The Center for Responsible Lending (CRL) and the National Consumer Law Center (NCLC), signatories to the coalition letter, also expressed strong support for the rule and called for more transparency in fee disclosures in a separate, more detailed comment letter that the groups will submit to the agency on Friday.
"Earned Wage Advance products are nothing more than workplace payday loans made available on a cell phone, which the industry continues to aggressively peddle to vulnerable, lower-wage workers, particularly people of color and women," said Christine Chen Zinner, senior policy counsel, Americans for Financial Reform. "The CFPB must continue to make sure that these products are treated as the loans that they are, with all the same disclosures as other loan products."
“I am still waiting to hear how consumers benefit when they cannot see the cost of credit. The answer is, they don’t,” said Adam Rust, director of financial services at the Consumer Federation of America. “By requiring regular disclosures and treating paycheck advances as credit, the CFPB’s guidance brings clarity and common sense to a credit product whose terms have been unclear for too long.”
"Our country is facing a massive shortage in teachers, in-class aids, bus drivers, food services workers, custodians and clerical workers thanks to low wages for educators. It is shameful that companies will hide predatory junk-fees as "tips" and trap educators in cycles of debt. The CFPB must protect working-class families and strengthen our consumer protection laws,” said Jeff Freitas, President of Chicago Federation Teachers--A Union of Educators & Classified Professionals, American Federation Teachers, AFL-CIO.
“Rapacious lenders have been endlessly creative in disguising the high cost of payday advances. The Consumer Financial Protection Bureau is right to expose 300 percent APR loans, no matter what they’re called, to prevent workers from being gouged,” said Deborah Weinstein, Executive Director, Coalition on Human Needs.
“When consumers don't have all of the information, they cannot make informed financial decisions for themselves and their situation. The CFPB's interpretive rule provides much needed transparency about the stacked and hidden fees these products carry, as well as clarity to consumers about how much using these cash advance products will actually cost them,” said Briana Gordley, Fair Financial Services Project, Texas Appleseed.
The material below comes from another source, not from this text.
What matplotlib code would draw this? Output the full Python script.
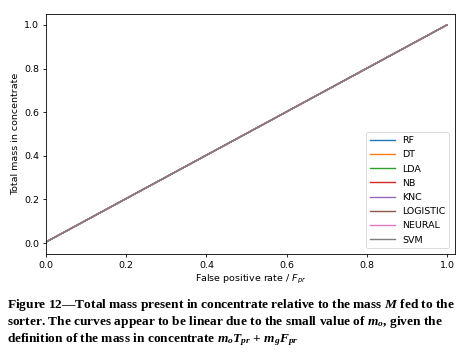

"At Workplace Fairness, we strongly support the CFPB's efforts to ensure transparency and fairness in workplace payday loans, particularly through clearer fee disclosures. Workers should never have to pay hidden costs just to access their earned wages. Predatory lending practices, often disguised as tips and fees, disproportionately affect vulnerable populations, including people of color and low-income workers. It is crucial that all payday advances be treated as the loans they are, with full disclosure to protect workers' rights and financial well-being," said Edgar Ndajtou, executive director, Workplace Fairness.
“At Citizen Action/Illinois, we believe that no worker should have to pay exploitative and deceptive fees just to access their hard-earned wages. These 'earned wage' products are nothing more than payday loans in disguise, trapping workers in cycles of debt. The CFPB's proposed rule is a crucial step in protecting workers from these predatory practices. We applaud the Bureau for standing firm in its commitment to transparency and consumer protection,” said Anusha Thotakura, director, Citizen Action/Illinois.